Letters of Authority
Acts 9 opens with chilling clarity:
"Meanwhile, Saul was still breathing out murderous threats against the Lord's disciples. He went to the high priest and asked him for letters to the synagogues in Damascus, so that if he found any there who belonged to the Way, whether men or women, he might take them as prisoners to Jerusalem." (Acts 9:1–2)
These weren't casual notes. They were letters of authority—legal backing from the highest religious leaders in Jerusalem. With them, Saul could walk into synagogues, identify followers of Jesus, and have them arrested and taken away in chains.
In Saul's mind, this was his holy assignment. His education, his reputation, and his status as a Pharisee all fed into this mission. He wasn't acting as a rogue extremist; he was acting as a trusted agent of the religious establishment.
Later, he would look back and confess:
"I even obtained letters from them to their associates in Damascus and went there to bring these people as prisoners to Jerusalem to be punished." (Acts 22:5)
Saul wasn't drifting. He was directed, sanctioned, and driven.
The Road as a Symbol
That road to Damascus is more than geography; it's a spiritual picture.
With every step, Saul was moving with confidence—yet every step was taking him further into opposition against Christ.

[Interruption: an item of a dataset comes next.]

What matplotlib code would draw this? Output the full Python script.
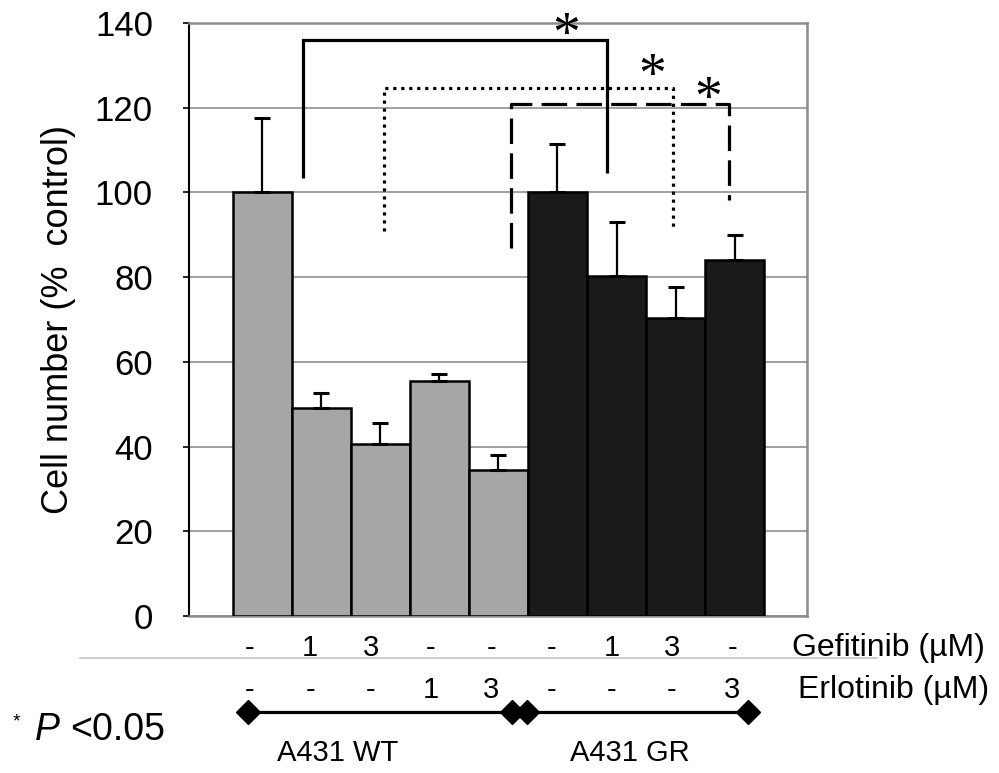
import matplotlib
matplotlib.use("Agg")
import matplotlib.pyplot as plt
import matplotlib.transforms as mtransforms
from matplotlib.lines import Line2D
import numpy as np

plt.rcParams['font.family'] = ['Liberation Sans', 'DejaVu Sans']

# ---------------- data ----------------
values = [100, 49.2, 40.5, 55.4, 34.5, 100, 80.3, 70.3, 84.0]
errors = [17.6, 3.4, 5.1, 1.7, 3.6, 11.4, 12.8, 7.3, 5.9]
bar_colors = ['#a6a6a6'] * 5 + ['#1a1a1a'] * 4
gefitinib = ['-', '1', '3', '-', '-', '-', '1', '3', '-']
erlotinib = ['-', '-', '-', '1', '3', '-', '-', '-', '3']
groups = ['A431 WT', 'A431 GR']
group_spans = [(-0.24, 4.23), (4.48, 8.23)]
group_label_x = [1.28, 6.23]
yticks = [0, 20, 40, 60, 80, 100, 120, 140]

# significance brackets: (x_left, x_right, y_top, y_left_bottom, y_right_bottom, style)
brackets = [
    (0.69, 5.84, 136.0, 103.5, 104.5, '-'),
    (2.06, 6.96, 124.6, 91.0, 91.0, (0, (1, 1.5))),
    (4.22, 7.91, 120.8, 86.8, 98.2, (0, (8.0, 2.9))),
]
star_x = [5.14, 6.60, 7.55]
star_y = [139.8, 130.1, 124.6]

# ---------------- figure ----------------
W, H = 999, 773
fig = plt.figure(figsize=(W / 100, H / 100), dpi=100)
ax = fig.add_axes([189 / W, 1 - 616 / H, (807 - 189) / W, (616 - 23) / H])

x = np.arange(len(values))
ax.bar(x, values, width=1.0, color=bar_colors, edgecolor='black',
       linewidth=1.8, zorder=3)
ax.errorbar(x, values, yerr=[np.zeros(len(errors)), errors], fmt='none',
            ecolor='black', elinewidth=1.6, capsize=5.5, capthick=2.2,
            zorder=4)

ax.set_xlim(-1.24, 9.226)
ax.set_ylim(0, 140)
ax.set_yticks(yticks)
ax.set_yticklabels([str(t) for t in yticks], fontsize=25)
ax.set_xticks([])
ax.tick_params(axis='y', direction='out', length=4, width=1.2, pad=22,
               colors='black')
ax.set_axisbelow(True)
ax.yaxis.grid(True, color='#868686', linewidth=1.1)

ax.spines['left'].set_color('black')
ax.spines['left'].set_linewidth(1.5)
for s in ['top', 'right', 'bottom']:
    ax.spines[s].set_color('#8c8c8c')
    ax.spines[s].set_linewidth(1.8)

fig.text(59 / W, 1 - 319.5 / H, 'Cell number (%  control)', rotation=90,
         ha='center', va='center', fontsize=26)

# brackets
for xl, xr, yt, ybl, ybr, ls in brackets:
    ax.plot([xl, xl, xr, xr], [ybl, yt, yt, ybr], color='black',
            linewidth=2.3, linestyle=ls, clip_on=False, zorder=5,
            solid_joinstyle='miter', solid_capstyle='butt',
            dash_capstyle='butt')
for sx, sy in zip(star_x, star_y):
    ax.text(sx, sy - 6.4, '*', ha='center', va='baseline', fontsize=40,
            family='Liberation Serif', zorder=6, clip_on=False)

# bottom annotation rows
blend = mtransforms.blended_transform_factory(ax.transData, ax.transAxes)
row_x = [-0.207 + 1.021 * i for i in range(len(gefitinib))]
for rx, g, e in zip(row_x, gefitinib, erlotinib):
    ax.text(rx, -0.054, g, transform=blend, ha='center', va='center',
            fontsize=21)
    ax.text(rx, -0.125, e, transform=blend, ha='center', va='center',
            fontsize=21)
fig.text(792 / W, 1 - 648 / H, 'Gefitinib (µM)', ha='left', va='center',
         fontsize=23)
fig.text(798 / W, 1 - 690 / H, 'Erlotinib (µM)', ha='left', va='center',
         fontsize=23)

fig.add_artist(Line2D([80 / W, 877 / W], [1 - 658 / H] * 2,
                      color='#bdbdbd', linewidth=1.1))

for (g0, g1), name, lx in zip(group_spans, groups, group_label_x):
    ax.plot([g0, g1], [-0.162, -0.162], transform=blend, color='black',
            linewidth=2.3, marker='D', markersize=12, clip_on=False)
    ax.text(lx, -0.231, name, transform=blend, ha='center', va='center',
            fontsize=21)

fig.text(13 / W, 1 - 722 / H, '*', ha='left', va='center', fontsize=14)
fig.text(35 / W, 1 - 730 / H, 'P', ha='left', va='center', fontsize=27,
         style='italic')
fig.text(70 / W, 1 - 730 / H, '<0.05', ha='left', va='center', fontsize=27)

fig.savefig('out.png', dpi=100)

The road represents what so many lives look like without Jesus: moving, progressing, achieving, even "serving God" outwardly… while actually walking toward destruction.
On that road:
-
He had paperwork, but no peace.
-
He had authority, but no true understanding.
-
He had direction, but no revelation.
The path itself becomes a symbol of a dangerous reality: you can be morally serious, religiously active, and socially respected, yet completely misaligned with the heart of God.
"There is a way that appears to be right, but in the end it leads to death." (Proverbs 14:12)
For Saul, Damascus looked like the next logical step in his ministry. In heaven's eyes, it was the place appointed for his collision with grace.
A Man on the Wrong Mission
The tension in this moment is sharp: Saul is on the wrong mission, but he is utterly convinced it's the right one. That's what makes his story so unsettling and so relatable.
He isn't half-hearted. He isn't confused. He isn't secretly doubting. He is fully persuaded that:
-
Jesus is a false Messiah.
-
The church is a dangerous movement.
-
Persecution is obedience.
In his own words:
"I thought I ought to do all that was possible to oppose the name of Jesus of Nazareth." (Acts 26:9)
"I thought I ought to…" That phrase captures the tragedy. He believed he was obliged—morally required—to oppose Jesus. His conscience, shaped by tradition but not yet transformed by grace, pushed him in the exact opposite direction of God's will.
This is the uncomfortable truth the Journey to Damascus forces us to face:
-
It is possible to be sincerely devoted and sincerely wrong.
-
It is possible to confuse tradition with truth.
-
It is possible to fight for God while fighting against God's Son.
Saul is not a cartoon villain. He is a warning. A warning about what happens when zeal, identity, and religion are not surrendered to the living Christ.
The Setup for Grace
And yet, even on this misguided road, God is not absent. The very journey Saul planned for destruction becomes the stage on which God will rewrite his entire story.
The letters in his hand say "arrest them." The Lord in heaven is preparing to say, "I am sending you."
The road that symbolized movement toward darkness becomes the place where Light will break in.
"The road to Damascus shows us that God can meet us even when we are walking in the wrong direction."
Saul thinks he is on his way to shut down the name of Jesus. In reality, he is moments away from hearing that Name call him personally.
The Journey to Damascus is the tension before the transformation—the picture of a man with power, conviction, and momentum… but no true sight yet. It reminds us that wherever we are heading, however convinced we may be, we all need what Saul was about to receive: an encounter with the risen Christ that stops us, blinds us, and then finally opens our eyes.